Start Stored data
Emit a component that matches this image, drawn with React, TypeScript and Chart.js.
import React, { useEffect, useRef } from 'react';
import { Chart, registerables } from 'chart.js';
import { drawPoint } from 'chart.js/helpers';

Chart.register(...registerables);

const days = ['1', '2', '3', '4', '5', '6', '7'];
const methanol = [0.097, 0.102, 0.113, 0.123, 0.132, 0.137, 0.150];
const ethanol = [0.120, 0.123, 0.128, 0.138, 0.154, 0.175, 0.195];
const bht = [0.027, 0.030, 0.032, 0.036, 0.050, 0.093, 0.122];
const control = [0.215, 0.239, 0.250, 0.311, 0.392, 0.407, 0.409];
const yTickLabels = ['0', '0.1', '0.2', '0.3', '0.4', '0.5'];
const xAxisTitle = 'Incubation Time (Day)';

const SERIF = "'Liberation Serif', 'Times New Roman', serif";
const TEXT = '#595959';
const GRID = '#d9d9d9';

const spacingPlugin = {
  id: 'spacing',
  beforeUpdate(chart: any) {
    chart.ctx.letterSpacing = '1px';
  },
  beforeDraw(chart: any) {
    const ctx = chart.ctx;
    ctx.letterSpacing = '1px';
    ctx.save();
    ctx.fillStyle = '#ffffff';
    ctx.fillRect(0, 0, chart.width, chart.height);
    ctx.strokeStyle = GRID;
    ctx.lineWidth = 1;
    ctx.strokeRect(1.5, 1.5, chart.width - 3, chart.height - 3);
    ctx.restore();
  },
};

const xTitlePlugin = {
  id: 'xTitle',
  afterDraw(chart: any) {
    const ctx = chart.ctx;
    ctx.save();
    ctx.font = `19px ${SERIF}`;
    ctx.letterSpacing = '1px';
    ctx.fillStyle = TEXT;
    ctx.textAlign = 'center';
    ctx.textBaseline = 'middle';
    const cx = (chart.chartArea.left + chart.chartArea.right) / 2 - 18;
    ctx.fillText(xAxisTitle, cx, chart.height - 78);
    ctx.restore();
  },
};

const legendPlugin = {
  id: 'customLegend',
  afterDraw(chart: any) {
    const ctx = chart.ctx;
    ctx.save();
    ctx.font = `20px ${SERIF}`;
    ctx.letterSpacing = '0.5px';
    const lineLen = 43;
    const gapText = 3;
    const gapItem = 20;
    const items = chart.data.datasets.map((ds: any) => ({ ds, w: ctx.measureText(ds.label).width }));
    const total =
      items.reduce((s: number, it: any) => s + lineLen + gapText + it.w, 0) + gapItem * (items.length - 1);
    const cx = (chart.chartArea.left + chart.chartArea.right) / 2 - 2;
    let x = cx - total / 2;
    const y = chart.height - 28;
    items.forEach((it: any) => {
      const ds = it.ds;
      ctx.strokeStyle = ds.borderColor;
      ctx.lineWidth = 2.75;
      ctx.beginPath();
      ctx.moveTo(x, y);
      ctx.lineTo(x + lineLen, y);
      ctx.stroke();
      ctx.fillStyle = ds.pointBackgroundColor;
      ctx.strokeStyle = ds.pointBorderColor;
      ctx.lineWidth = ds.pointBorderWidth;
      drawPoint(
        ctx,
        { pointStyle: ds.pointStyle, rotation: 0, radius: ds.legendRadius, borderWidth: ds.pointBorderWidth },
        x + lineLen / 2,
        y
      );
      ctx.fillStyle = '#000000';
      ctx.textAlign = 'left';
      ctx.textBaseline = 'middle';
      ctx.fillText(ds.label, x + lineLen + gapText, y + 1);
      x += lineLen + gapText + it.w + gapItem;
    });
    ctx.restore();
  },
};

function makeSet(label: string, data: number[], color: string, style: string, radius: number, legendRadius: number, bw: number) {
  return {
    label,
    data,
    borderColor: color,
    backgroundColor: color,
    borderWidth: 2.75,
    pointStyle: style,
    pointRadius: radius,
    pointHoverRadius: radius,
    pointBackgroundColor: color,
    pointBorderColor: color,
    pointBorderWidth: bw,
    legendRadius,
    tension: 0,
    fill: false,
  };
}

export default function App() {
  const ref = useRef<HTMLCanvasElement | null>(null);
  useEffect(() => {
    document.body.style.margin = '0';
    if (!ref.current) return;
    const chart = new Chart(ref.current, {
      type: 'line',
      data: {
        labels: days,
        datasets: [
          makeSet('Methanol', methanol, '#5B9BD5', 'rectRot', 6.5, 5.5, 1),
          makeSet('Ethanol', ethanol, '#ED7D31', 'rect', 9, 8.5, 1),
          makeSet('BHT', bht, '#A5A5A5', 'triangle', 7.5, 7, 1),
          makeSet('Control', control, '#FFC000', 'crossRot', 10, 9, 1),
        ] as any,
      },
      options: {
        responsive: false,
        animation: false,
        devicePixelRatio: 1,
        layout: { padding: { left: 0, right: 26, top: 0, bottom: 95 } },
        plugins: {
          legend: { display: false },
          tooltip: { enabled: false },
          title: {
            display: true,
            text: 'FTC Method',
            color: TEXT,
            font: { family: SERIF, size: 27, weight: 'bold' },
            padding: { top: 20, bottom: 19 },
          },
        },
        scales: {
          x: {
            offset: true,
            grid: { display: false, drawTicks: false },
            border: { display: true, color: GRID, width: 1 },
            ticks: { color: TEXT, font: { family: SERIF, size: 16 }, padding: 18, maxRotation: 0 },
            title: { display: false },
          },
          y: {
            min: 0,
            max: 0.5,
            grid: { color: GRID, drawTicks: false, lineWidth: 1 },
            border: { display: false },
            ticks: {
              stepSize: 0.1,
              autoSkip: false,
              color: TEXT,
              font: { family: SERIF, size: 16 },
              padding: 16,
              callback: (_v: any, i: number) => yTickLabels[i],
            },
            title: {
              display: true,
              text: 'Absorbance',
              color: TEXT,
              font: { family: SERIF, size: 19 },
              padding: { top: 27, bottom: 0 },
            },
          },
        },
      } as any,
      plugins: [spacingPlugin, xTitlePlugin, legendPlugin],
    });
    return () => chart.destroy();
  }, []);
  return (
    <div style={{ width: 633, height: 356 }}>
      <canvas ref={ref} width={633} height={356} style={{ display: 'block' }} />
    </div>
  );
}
End Stored data
**Problem description**
Go through the material above line by line and copy it exactly.

**The reply**
Emit a component that matches this image, drawn with React, TypeScript and Chart.js.
import React, { useEffect, useRef } from 'react';
import { Chart, registerables } from 'chart.js';
import { drawPoint } from 'chart.js/helpers';

Chart.register(...registerables);

const days = ['1', '2', '3', '4', '5', '6', '7'];
const methanol = [0.097, 0.102, 0.113, 0.123, 0.132, 0.137, 0.150];
const ethanol = [0.120, 0.123, 0.128, 0.138, 0.154, 0.175, 0.195];
const bht = [0.027, 0.030, 0.032, 0.036, 0.050, 0.093, 0.122];
const control = [0.215, 0.239, 0.250, 0.311, 0.392, 0.407, 0.409];
const yTickLabels = ['0', '0.1', '0.2', '0.3', '0.4', '0.5'];
const xAxisTitle = 'Incubation Time (Day)';

const SERIF = "'Liberation Serif', 'Times New Roman', serif";
const TEXT = '#595959';
const GRID = '#d9d9d9';

const spacingPlugin = {
  id: 'spacing',
  beforeUpdate(chart: any) {
    chart.ctx.letterSpacing = '1px';
  },
  beforeDraw(chart: any) {
    const ctx = chart.ctx;
    ctx.letterSpacing = '1px';
    ctx.save();
    ctx.fillStyle = '#ffffff';
    ctx.fillRect(0, 0, chart.width, chart.height);
    ctx.strokeStyle = GRID;
    ctx.lineWidth = 1;
    ctx.strokeRect(1.5, 1.5, chart.width - 3, chart.height - 3);
    ctx.restore();
  },
};

const xTitlePlugin = {
  id: 'xTitle',
  afterDraw(chart: any) {
    const ctx = chart.ctx;
    ctx.save();
    ctx.font = `19px ${SERIF}`;
    ctx.letterSpacing = '1px';
    ctx.fillStyle = TEXT;
    ctx.textAlign = 'center';
    ctx.textBaseline = 'middle';
    const cx = (chart.chartArea.left + chart.chartArea.right) / 2 - 18;
    ctx.fillText(xAxisTitle, cx, chart.height - 78);
    ctx.restore();
  },
};

const legendPlugin = {
  id: 'customLegend',
  afterDraw(chart: any) {
    const ctx = chart.ctx;
    ctx.save();
    ctx.font = `20px ${SERIF}`;
    ctx.letterSpacing = '0.5px';
    const lineLen = 43;
    const gapText = 3;
    const gapItem = 20;
    const items = chart.data.datasets.map((ds: any) => ({ ds, w: ctx.measureText(ds.label).width }));
    const total =
      items.reduce((s: number, it: any) => s + lineLen + gapText + it.w, 0) + gapItem * (items.length - 1);
    const cx = (chart.chartArea.left + chart.chartArea.right) / 2 - 2;
    let x = cx - total / 2;
    const y = chart.height - 28;
    items.forEach((it: any) => {
      const ds = it.ds;
      ctx.strokeStyle = ds.borderColor;
      ctx.lineWidth = 2.75;
      ctx.beginPath();
      ctx.moveTo(x, y);
      ctx.lineTo(x + lineLen, y);
      ctx.stroke();
      ctx.fillStyle = ds.pointBackgroundColor;
      ctx.strokeStyle = ds.pointBorderColor;
      ctx.lineWidth = ds.pointBorderWidth;
      drawPoint(
        ctx,
        { pointStyle: ds.pointStyle, rotation: 0, radius: ds.legendRadius, borderWidth: ds.pointBorderWidth },
        x + lineLen / 2,
        y
      );
      ctx.fillStyle = '#000000';
      ctx.textAlign = 'left';
      ctx.textBaseline = 'middle';
      ctx.fillText(ds.label, x + lineLen + gapText, y + 1);
      x += lineLen + gapText + it.w + gapItem;
    });
    ctx.restore();
  },
};

function makeSet(label: string, data: number[], color: string, style: string, radius: number, legendRadius: number, bw: number) {
  return {
    label,
    data,
    borderColor: color,
    backgroundColor: color,
    borderWidth: 2.75,
    pointStyle: style,
    pointRadius: radius,
    pointHoverRadius: radius,
    pointBackgroundColor: color,
    pointBorderColor: color,
    pointBorderWidth: bw,
    legendRadius,
    tension: 0,
    fill: false,
  };
}

export default function App() {
  const ref = useRef<HTMLCanvasElement | null>(null);
  useEffect(() => {
    document.body.style.margin = '0';
    if (!ref.current) return;
    const chart = new Chart(ref.current, {
      type: 'line',
      data: {
        labels: days,
        datasets: [
          makeSet('Methanol', methanol, '#5B9BD5', 'rectRot', 6.5, 5.5, 1),
          makeSet('Ethanol', ethanol, '#ED7D31', 'rect', 9, 8.5, 1),
          makeSet('BHT', bht, '#A5A5A5', 'triangle', 7.5, 7, 1),
          makeSet('Control', control, '#FFC000', 'crossRot', 10, 9, 1),
        ] as any,
      },
      options: {
        responsive: false,
        animation: false,
        devicePixelRatio: 1,
        layout: { padding: { left: 0, right: 26, top: 0, bottom: 95 } },
        plugins: {
          legend: { display: false },
          tooltip: { enabled: false },
          title: {
            display: true,
            text: 'FTC Method',
            color: TEXT,
            font: { family: SERIF, size: 27, weight: 'bold' },
            padding: { top: 20, bottom: 19 },
          },
        },
        scales: {
          x: {
            offset: true,
            grid: { display: false, drawTicks: false },
            border: { display: true, color: GRID, width: 1 },
            ticks: { color: TEXT, font: { family: SERIF, size: 16 }, padding: 18, maxRotation: 0 },
            title: { display: false },
          },
          y: {
            min: 0,
            max: 0.5,
            grid: { color: GRID, drawTicks: false, lineWidth: 1 },
            border: { display: false },
            ticks: {
              stepSize: 0.1,
              autoSkip: false,
              color: TEXT,
              font: { family: SERIF, size: 16 },
              padding: 16,
              callback: (_v: any, i: number) => yTickLabels[i],
            },
            title: {
              display: true,
              text: 'Absorbance',
              color: TEXT,
              font: { family: SERIF, size: 19 },
              padding: { top: 27, bottom: 0 },
            },
          },
        },
      } as any,
      plugins: [spacingPlugin, xTitlePlugin, legendPlugin],
    });
    return () => chart.destroy();
  }, []);
  return (
    <div style={{ width: 633, height: 356 }}>
      <canvas ref={ref} width={633} height={356} style={{ display: 'block' }} />
    </div>
  );
}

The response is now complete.